## TASK BRIEF
From the listing, collect all lines containing the word "matplotlib".

## DATASET CONTENT
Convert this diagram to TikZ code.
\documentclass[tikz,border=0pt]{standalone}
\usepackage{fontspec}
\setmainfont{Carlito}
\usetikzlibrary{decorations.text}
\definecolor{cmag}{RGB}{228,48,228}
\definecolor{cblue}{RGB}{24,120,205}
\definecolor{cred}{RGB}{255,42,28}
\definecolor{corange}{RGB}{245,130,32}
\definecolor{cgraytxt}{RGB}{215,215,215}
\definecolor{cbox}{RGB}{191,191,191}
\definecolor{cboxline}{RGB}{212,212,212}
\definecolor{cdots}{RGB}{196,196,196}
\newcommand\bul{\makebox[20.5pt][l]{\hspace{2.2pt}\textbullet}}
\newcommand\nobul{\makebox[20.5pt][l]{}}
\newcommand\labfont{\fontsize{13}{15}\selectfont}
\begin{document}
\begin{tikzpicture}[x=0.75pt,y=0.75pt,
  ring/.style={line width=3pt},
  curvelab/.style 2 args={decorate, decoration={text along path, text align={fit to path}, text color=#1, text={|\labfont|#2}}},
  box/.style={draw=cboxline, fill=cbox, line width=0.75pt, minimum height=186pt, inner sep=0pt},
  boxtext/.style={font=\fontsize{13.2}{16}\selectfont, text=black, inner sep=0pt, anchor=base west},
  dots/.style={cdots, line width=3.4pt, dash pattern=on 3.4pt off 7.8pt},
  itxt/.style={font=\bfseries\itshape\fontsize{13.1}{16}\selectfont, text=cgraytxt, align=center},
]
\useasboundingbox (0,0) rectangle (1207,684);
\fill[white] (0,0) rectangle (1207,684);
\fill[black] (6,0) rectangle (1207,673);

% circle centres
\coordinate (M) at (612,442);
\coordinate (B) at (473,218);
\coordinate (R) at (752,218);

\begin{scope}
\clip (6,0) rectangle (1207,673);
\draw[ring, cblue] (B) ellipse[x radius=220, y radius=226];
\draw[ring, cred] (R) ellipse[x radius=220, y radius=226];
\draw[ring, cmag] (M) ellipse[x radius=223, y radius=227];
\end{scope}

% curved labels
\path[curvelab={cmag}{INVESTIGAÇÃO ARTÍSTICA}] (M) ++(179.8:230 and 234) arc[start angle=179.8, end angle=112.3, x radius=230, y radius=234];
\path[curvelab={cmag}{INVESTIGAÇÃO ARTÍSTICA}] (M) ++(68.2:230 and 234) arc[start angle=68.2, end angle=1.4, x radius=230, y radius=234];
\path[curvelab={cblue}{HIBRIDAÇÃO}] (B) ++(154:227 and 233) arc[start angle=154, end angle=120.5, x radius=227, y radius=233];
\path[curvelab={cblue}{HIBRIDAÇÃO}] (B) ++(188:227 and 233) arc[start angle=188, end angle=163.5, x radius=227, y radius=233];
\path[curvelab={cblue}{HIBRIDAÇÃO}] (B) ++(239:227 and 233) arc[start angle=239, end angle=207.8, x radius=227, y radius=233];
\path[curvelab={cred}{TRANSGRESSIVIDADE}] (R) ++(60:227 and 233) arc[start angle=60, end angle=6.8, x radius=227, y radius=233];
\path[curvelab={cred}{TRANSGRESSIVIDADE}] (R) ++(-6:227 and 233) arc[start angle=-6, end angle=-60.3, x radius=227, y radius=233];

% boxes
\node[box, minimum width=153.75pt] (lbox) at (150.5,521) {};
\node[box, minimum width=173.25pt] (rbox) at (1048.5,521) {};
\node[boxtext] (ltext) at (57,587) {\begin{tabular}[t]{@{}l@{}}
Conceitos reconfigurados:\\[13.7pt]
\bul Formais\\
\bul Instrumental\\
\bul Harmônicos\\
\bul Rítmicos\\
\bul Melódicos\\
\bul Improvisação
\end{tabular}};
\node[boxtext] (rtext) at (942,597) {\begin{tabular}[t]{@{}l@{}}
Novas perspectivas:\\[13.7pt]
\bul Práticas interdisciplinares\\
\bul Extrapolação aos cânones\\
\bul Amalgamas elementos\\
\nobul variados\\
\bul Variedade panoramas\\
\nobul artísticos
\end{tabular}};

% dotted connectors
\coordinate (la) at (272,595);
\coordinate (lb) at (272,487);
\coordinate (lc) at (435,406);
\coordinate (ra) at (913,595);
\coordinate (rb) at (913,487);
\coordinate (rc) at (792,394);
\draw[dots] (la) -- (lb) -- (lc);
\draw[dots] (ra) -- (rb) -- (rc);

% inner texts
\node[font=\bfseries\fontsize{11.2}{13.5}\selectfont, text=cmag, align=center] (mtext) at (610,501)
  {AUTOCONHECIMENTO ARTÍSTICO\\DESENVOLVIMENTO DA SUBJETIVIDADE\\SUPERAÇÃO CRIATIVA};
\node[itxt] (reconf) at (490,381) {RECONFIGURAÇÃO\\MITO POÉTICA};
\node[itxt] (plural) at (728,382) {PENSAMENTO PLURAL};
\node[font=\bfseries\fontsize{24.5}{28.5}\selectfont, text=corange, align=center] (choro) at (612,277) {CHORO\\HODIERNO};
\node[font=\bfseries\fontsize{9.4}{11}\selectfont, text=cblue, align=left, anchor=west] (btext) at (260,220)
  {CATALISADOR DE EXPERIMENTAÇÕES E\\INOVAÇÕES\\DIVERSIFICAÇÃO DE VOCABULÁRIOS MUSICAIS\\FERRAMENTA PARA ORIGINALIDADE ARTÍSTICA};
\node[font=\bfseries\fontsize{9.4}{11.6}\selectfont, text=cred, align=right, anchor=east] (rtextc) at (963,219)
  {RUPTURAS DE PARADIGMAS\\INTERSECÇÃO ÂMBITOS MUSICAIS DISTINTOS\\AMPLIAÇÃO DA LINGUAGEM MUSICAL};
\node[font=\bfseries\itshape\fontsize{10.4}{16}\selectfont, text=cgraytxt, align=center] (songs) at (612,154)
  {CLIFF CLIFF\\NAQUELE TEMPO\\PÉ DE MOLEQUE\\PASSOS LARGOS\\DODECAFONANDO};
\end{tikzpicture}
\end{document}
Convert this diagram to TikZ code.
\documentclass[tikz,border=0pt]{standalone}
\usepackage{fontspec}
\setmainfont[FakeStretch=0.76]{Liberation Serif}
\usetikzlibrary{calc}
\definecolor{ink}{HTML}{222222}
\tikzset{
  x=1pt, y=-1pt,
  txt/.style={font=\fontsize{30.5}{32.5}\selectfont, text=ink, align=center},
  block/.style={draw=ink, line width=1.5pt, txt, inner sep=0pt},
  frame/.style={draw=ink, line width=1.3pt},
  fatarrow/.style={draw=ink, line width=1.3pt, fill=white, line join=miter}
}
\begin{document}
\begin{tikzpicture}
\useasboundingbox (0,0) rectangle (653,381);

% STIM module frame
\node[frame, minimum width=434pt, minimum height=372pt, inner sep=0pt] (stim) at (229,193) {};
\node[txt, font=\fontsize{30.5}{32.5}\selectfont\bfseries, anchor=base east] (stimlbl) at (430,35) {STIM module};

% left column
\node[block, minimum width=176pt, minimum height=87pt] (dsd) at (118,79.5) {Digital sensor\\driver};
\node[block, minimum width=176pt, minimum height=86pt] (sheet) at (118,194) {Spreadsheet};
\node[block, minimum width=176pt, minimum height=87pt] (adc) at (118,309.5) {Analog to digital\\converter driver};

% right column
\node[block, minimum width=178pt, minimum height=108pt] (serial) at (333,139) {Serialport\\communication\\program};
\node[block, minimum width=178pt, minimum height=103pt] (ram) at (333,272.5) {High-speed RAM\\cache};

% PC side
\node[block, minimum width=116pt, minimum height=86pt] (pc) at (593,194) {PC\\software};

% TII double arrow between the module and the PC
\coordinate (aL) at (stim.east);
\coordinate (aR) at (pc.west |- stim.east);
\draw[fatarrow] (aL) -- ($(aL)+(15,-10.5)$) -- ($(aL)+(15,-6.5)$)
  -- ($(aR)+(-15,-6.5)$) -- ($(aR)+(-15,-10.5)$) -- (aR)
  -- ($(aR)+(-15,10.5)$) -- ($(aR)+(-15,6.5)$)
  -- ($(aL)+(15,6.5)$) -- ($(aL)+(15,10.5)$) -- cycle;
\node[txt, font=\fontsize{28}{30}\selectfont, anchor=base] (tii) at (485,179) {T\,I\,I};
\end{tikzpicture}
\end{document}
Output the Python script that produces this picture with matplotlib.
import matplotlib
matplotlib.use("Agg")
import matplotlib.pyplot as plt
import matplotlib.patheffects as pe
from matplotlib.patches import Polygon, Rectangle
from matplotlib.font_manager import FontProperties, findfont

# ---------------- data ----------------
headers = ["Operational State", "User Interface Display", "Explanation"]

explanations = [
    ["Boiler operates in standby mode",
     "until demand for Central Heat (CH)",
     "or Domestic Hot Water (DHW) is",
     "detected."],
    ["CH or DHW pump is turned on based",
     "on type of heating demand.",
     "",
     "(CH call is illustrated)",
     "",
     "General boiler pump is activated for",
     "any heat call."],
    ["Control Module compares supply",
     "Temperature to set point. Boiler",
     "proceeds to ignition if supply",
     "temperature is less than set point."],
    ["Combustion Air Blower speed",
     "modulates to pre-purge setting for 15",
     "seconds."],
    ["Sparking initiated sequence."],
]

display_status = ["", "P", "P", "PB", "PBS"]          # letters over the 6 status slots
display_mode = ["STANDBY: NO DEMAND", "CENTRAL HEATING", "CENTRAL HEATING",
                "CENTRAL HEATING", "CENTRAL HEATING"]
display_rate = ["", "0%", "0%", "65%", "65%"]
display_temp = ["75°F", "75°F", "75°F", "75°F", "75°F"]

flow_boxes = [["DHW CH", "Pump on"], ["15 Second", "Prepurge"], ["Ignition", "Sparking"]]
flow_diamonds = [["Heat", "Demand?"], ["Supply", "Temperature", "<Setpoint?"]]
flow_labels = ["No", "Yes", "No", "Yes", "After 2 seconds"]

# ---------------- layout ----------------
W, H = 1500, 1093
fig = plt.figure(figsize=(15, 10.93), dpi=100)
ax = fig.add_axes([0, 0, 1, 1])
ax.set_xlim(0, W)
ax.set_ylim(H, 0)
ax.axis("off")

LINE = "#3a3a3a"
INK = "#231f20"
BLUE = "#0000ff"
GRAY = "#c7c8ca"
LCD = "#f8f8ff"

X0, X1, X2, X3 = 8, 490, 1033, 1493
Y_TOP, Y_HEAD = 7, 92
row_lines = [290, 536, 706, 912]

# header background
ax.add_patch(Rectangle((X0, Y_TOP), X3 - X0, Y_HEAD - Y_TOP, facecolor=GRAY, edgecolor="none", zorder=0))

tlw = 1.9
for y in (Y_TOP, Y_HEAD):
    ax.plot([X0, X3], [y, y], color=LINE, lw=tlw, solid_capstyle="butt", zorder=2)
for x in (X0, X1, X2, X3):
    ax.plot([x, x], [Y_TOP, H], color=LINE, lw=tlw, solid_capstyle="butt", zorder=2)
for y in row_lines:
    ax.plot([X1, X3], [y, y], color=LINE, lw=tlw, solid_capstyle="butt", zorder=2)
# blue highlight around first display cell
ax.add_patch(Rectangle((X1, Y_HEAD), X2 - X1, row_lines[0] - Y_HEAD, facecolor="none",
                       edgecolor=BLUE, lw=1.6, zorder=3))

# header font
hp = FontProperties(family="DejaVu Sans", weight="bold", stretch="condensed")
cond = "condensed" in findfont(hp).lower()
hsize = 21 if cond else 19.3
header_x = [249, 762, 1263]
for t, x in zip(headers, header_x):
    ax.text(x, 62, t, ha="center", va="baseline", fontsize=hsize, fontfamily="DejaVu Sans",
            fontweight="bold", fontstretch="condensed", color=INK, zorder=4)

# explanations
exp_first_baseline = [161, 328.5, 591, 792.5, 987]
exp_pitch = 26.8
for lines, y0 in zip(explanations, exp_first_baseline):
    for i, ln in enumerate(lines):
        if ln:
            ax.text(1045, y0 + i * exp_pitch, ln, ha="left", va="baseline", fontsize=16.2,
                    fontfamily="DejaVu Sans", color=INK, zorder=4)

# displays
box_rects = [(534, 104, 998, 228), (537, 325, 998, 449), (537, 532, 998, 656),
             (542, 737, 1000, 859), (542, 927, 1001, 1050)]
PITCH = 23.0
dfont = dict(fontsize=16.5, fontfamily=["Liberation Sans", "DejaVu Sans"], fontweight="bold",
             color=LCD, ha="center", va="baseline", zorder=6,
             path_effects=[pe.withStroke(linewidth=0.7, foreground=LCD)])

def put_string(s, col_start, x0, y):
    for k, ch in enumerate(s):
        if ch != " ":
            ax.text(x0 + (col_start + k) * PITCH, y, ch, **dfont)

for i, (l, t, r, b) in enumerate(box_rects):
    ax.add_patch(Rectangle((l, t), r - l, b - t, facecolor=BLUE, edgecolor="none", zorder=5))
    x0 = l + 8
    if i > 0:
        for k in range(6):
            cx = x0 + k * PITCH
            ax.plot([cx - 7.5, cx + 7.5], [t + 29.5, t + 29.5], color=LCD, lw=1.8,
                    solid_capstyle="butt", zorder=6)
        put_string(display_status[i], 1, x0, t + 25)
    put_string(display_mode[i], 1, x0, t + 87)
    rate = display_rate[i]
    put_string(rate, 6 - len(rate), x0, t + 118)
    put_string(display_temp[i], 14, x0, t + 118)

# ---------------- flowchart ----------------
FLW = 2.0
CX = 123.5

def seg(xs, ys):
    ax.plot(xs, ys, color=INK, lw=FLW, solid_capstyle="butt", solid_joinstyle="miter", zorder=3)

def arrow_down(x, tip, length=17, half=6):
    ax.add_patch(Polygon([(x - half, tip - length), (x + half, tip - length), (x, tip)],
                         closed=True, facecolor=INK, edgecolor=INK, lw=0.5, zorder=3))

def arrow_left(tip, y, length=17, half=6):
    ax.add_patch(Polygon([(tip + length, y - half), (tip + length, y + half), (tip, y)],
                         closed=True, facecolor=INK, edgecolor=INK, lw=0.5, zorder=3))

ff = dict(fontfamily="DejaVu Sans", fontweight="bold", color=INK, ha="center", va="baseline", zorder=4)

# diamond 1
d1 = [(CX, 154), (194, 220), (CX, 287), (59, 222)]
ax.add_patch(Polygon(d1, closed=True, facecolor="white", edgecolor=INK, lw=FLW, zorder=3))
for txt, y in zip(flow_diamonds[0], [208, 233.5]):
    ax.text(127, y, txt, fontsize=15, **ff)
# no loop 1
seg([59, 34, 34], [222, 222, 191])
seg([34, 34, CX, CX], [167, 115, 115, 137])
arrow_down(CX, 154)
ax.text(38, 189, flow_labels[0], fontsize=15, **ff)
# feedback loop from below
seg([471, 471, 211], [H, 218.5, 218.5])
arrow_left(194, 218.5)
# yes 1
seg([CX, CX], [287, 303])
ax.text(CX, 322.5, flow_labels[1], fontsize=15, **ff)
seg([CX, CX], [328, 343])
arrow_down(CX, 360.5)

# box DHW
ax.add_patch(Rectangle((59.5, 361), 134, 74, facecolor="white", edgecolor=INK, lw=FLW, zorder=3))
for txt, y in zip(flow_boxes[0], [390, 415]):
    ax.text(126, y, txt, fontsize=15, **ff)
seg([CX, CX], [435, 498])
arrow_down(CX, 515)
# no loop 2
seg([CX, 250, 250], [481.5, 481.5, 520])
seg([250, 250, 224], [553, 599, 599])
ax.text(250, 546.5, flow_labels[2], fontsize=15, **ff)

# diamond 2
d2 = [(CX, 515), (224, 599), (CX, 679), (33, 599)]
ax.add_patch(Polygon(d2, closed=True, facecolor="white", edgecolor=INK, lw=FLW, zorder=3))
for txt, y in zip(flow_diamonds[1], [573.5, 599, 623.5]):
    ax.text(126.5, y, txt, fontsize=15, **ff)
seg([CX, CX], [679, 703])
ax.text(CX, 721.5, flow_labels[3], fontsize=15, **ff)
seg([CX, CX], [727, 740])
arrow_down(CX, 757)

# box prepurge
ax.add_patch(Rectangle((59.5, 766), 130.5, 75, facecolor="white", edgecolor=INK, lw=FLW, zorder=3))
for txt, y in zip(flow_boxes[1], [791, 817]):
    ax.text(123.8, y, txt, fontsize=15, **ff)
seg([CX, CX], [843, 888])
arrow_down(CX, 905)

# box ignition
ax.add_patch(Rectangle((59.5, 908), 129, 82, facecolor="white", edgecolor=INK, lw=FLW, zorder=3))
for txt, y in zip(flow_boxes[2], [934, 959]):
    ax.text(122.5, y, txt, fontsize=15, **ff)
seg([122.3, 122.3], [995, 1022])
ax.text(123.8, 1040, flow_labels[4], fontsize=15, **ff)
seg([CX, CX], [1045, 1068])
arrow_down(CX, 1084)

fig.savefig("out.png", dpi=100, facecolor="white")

## ANSWER TO THE TASK
Output the Python script that produces this picture with matplotlib.
import matplotlib
matplotlib.use("Agg")
import matplotlib.pyplot as plt
import matplotlib.patheffects as pe
from matplotlib.patches import Polygon, Rectangle
from matplotlib.font_manager import FontProperties, findfont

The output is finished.